Home Truths is a reality rooted relationship song and Gonna Be Mumma is a riveting reflection of the long days and nights of young mothers.
Melody is pregnant with her third child after touring to promote her second album Two Kids and A Radio.
Britt and Moko have long drawn on their collective lives to fuel their songs.
“I chose to call it Home Truths because it's a pretty hard-hitting honesty in a good way,” Britt revealed.
“ Home Truths are kind of like a comfortable thing. They're truths and they hurt but it's ok because they're coming from someone who loves you, so I kind of like that image of people listening to the album and them being comfortable with hearing real stuff which is what country music should be - hard truths.”
“I write a lot from my own life experience but I do tend to also write songs from things that others will say or their life stories as well. I do like to do that a little more as I get older, I find I'm looking a bit more outside of myself and my own problems. So I definitely tried to do that on this record a bit. Also because I am such an intuit songwriter, if you don't know me as an artist, you maybe wouldn't always understand my songs. I feel like you've kind of got to know my story and I wanted to get away from that a bit and make it a bit more like an everyone sing along now sort of vibe, it was tactical songwriting. I also feel like sometimes people forget that telling the truth doesn't always have to be autobiographical. And it doesn't always have to be true though too. Like I think people forget sometimes poetic license. You know when you're even writing your own story not everything is going to be exact, it might be because it sounded good or had a better melody to write something a little differently, so yeah I think it's all just a part of the creativity and enjoying that process. That's the way it is with home truths - they need to come directly from the heart of the person doing the telling.”
DIAMONDS AND BRIGHT LIGHTS
“I used to party with the A list/ was the greatest, I was shameless/ caught up in the moment of the bright lights/ the free ride, the upside of being on the inside.” - Me - Catherine Britt-Katrina Burgoyne.
Catherine wrote Make A Diamond with Andrew Swift and Me with expat Katrina Burgoyne who now calls Nashville home.
Both songs accentuate life's struggles on the flip side of fame.
Catherine wrote her third single Me with Katrina over Zoom during the 2020 Covid lockdowns.
She conceived the idea after going through old boxes of memorabilia.
“We wrote the song after going through memorabilia from my past, mostly the Nashville days, and wanting to address how I felt about all of that now”, Catherine explained.
“Me is an honest song that comes from a place of reflection and looking back over a crazy, wild, interesting and intense career that has had its highs and lows, creating the artist I am today - someone who is not willing to compromise on being 100% ME”.
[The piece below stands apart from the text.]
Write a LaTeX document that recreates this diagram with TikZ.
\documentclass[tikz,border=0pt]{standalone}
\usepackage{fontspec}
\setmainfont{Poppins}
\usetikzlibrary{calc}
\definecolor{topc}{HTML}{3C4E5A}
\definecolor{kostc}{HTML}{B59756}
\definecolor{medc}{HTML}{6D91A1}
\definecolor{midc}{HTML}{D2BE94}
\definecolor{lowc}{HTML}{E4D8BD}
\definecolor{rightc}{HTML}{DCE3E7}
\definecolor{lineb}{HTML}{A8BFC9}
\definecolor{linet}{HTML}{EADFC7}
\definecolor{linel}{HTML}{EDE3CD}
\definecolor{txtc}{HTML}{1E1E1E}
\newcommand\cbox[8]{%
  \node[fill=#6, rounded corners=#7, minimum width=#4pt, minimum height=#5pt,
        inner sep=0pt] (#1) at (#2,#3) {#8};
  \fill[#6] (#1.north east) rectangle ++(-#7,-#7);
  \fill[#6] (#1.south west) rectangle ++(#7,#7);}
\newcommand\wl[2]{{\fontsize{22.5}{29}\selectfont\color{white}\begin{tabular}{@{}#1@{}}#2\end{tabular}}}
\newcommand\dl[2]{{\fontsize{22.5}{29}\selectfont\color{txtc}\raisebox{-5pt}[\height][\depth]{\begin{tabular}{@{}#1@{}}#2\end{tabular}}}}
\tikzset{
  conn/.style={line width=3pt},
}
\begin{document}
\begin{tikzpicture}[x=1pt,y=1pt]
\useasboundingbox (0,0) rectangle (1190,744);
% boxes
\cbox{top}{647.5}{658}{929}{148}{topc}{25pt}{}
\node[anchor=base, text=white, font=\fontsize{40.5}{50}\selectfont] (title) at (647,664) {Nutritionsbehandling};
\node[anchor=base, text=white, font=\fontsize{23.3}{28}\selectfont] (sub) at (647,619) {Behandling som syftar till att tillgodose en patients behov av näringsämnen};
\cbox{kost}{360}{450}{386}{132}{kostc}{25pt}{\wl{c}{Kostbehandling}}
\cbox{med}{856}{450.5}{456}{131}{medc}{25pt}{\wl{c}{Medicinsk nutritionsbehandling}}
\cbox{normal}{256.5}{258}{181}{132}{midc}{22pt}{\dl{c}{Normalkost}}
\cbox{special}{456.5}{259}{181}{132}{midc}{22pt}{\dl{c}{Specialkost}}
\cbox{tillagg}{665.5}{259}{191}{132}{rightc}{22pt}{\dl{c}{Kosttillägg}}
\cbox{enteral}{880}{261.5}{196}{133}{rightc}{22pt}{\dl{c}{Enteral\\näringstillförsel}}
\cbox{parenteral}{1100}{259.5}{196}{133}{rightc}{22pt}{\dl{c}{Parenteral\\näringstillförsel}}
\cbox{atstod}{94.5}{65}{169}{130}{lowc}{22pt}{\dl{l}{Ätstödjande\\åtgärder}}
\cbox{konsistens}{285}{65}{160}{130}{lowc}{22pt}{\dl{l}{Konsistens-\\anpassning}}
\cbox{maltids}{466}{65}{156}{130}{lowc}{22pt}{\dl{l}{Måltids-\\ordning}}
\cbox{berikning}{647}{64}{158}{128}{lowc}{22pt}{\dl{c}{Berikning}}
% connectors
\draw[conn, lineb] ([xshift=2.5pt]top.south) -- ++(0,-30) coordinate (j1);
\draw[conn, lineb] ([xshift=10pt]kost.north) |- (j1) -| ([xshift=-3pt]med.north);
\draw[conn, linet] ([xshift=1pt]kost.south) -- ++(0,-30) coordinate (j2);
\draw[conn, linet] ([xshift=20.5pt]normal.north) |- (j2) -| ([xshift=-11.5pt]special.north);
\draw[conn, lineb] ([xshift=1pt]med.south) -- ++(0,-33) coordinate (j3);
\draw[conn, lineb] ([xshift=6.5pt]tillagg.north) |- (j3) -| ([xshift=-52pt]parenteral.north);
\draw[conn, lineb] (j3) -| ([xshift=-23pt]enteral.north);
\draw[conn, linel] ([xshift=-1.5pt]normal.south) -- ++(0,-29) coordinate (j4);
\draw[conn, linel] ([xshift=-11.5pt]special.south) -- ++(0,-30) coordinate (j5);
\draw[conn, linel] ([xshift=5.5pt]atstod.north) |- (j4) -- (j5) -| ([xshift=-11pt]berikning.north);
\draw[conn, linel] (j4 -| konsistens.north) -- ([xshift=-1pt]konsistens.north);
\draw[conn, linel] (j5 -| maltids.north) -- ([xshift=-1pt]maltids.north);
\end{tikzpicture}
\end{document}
Natalie Henry is co-writer of Original Sin - another maternal metaphor in a spiritual sprint for salvation - while New Dawn , penned with Grace Turner, references 2020 in its survival strategy.
Her Country Fan duet with Lee Kernaghan praises loyal audiences while Hard To Love , featuring Jim Lauderdale, is a true romance triumph.
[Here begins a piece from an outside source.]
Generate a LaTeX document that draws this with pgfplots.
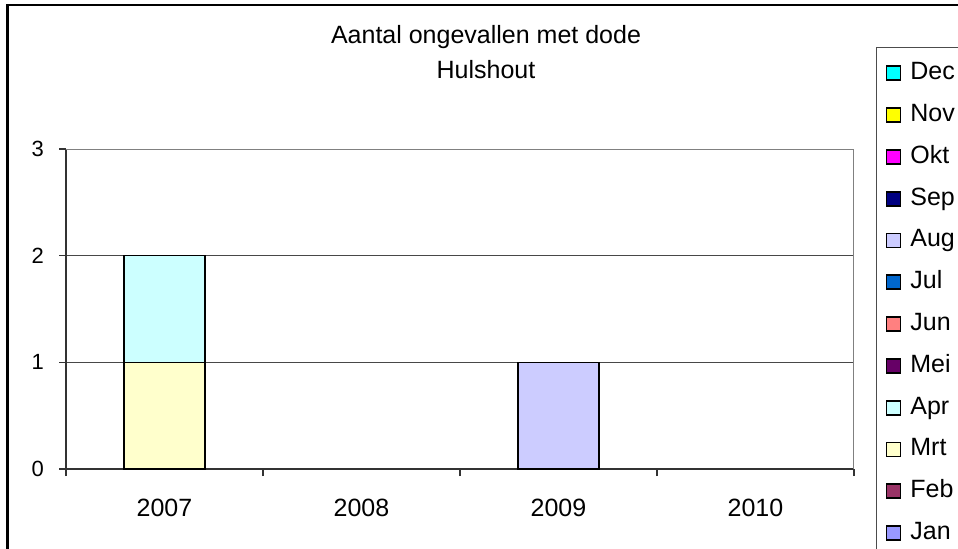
\documentclass[border=0pt]{standalone}
\usepackage{fontspec}
\setmainfont{Liberation Sans}
\usepackage{pgfplots}
\pgfplotsset{compat=1.18}

% month colours (Excel default palette)
\definecolor{cJan}{HTML}{9999FF}
\definecolor{cFeb}{HTML}{993366}
\definecolor{cMrt}{HTML}{FFFFCC}
\definecolor{cApr}{HTML}{CCFFFF}
\definecolor{cMei}{HTML}{660066}
\definecolor{cJun}{HTML}{FF8080}
\definecolor{cJul}{HTML}{0066CC}
\definecolor{cAug}{HTML}{CCCCFF}
\definecolor{cSep}{HTML}{000080}
\definecolor{cOkt}{HTML}{FF00FF}
\definecolor{cNov}{HTML}{FFFF00}
\definecolor{cDec}{HTML}{00FFFF}

\begin{document}
\begin{tikzpicture}
\useasboundingbox (0,0) rectangle (479pt,274pt);
\clip (0,0) rectangle (479pt,274pt);
\fill[white] (0,0) rectangle (479pt,274pt);
% outer chart frame
\draw[black, line width=1.3pt] (3.75pt,-20pt) -- (3.75pt,271.5pt) -- (520pt,271.5pt);

\begin{axis}[
    at={(33pt,39.5pt)}, anchor=south west,
    scale only axis, width=394pt, height=160pt,
    ybar stacked, bar width=40.5pt,
    xmin=-0.5, xmax=3.5, ymin=0, ymax=3,
    xtick={-0.5,0.5,1.5,2.5,3.5},
    xticklabels={2007,2008,2009,2010},
    x tick label as interval,
    ytick={0,1,2,3},
    ymajorgrids,
    grid style={color=black!72, line width=0.5pt},
    tick align=outside, major tick length=3.5pt,
    axis x line*=bottom, axis y line*=left,
    axis line style={black!80, line width=0.8pt},
    tick style={black!80, line width=0.6pt},
    /pgf/number format/assume math mode=true,
    xticklabel style={font=\fontsize{12.5}{15}\selectfont, yshift=-8pt},
    yticklabel style={font=\fontsize{11}{13}\selectfont, xshift=-4pt},
    every axis plot/.append style={draw=black, line width=0.8pt},
    legend image code/.code={\draw[#1,draw=black,line width=0.9pt] (0pt,-0.3pt) rectangle (7pt,6.7pt);},
    legend style={
        at={(1.02792,1.31875)}, anchor=north west,
        draw=black!70, line width=0.6pt, fill=white,
        font=\fontsize{12.5}{15}\selectfont,
        inner xsep=4.5pt, inner ysep=5.5pt,
        nodes={inner sep=1.5pt, text height=9pt, text depth=2.5pt},
        row sep=6.4pt, column sep=3pt,
        cells={anchor=base west},
        /tikz/every even column/.append style={text width=40pt},
    },
]
% values per month, index 0 = 2007, index 1 = 2009
\addplot[fill=cMrt, forget plot] coordinates {(0,1) (2,0)};
\addplot[fill=cApr, forget plot] coordinates {(0,1) (2,0)};
\addplot[fill=cAug, forget plot] coordinates {(0,0) (2,1)};

\addlegendimage{fill=cDec}\addlegendentry{Dec}
\addlegendimage{fill=cNov}\addlegendentry{Nov}
\addlegendimage{fill=cOkt}\addlegendentry{Okt}
\addlegendimage{fill=cSep}\addlegendentry{Sep}
\addlegendimage{fill=cAug}\addlegendentry{Aug}
\addlegendimage{fill=cJul}\addlegendentry{Jul}
\addlegendimage{fill=cJun}\addlegendentry{Jun}
\addlegendimage{fill=cMei}\addlegendentry{Mei}
\addlegendimage{fill=cApr}\addlegendentry{Apr}
\addlegendimage{fill=cMrt}\addlegendentry{Mrt}
\addlegendimage{fill=cFeb}\addlegendentry{Feb}
\addlegendimage{fill=cJan}\addlegendentry{Jan}

% plot area border, top and right
\draw[black!50, line width=0.8pt] (rel axis cs:0,1) -- (rel axis cs:1,1) -- (rel axis cs:1,0);
\end{axis}

\node[font=\fontsize{12.5}{15}\selectfont, align=center] at (243pt,248pt)
    {Aantal ongevallen met dode\\[2.5pt]Hulshout};
\end{tikzpicture}
\end{document}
Long Way Round, penned with Charlie Collins, uses parental emotions to fuel her rocky joyous journey - a fitting finale to a dynamic disc by a supreme survivor.
“I always found that fascinating when I sat down with people like Guy Clark and they'd tell me they'd just listen to people talk and then write down their stories,” Britt recalled.
“I wanted to write a whole record that wasn't all about me. I wanted everyone to be able to see themselves in these songs and not necessarily have to know Catherine Britt.”
She has been a prolific award winner since 2009 with the first of four Golden Guitars that led to ARIA, APRA, CMC and her 2010 CMA Global Artist of the year.
Catherine has toured and recorded with Kasey Chambers, Paul Kelly, Sir Elton John, Steve Earle, Dolly Parton, Don McLean, Chris Isaak, Brooks & Dunn, Alan Jackson, Guy Clark and Keith Urban.
And that road that goes on forever has many memorable milestones.
Britt began her Home Truths tour with Moko and is now on the lost highway with Amber Lawrence on their Love And Lies tour.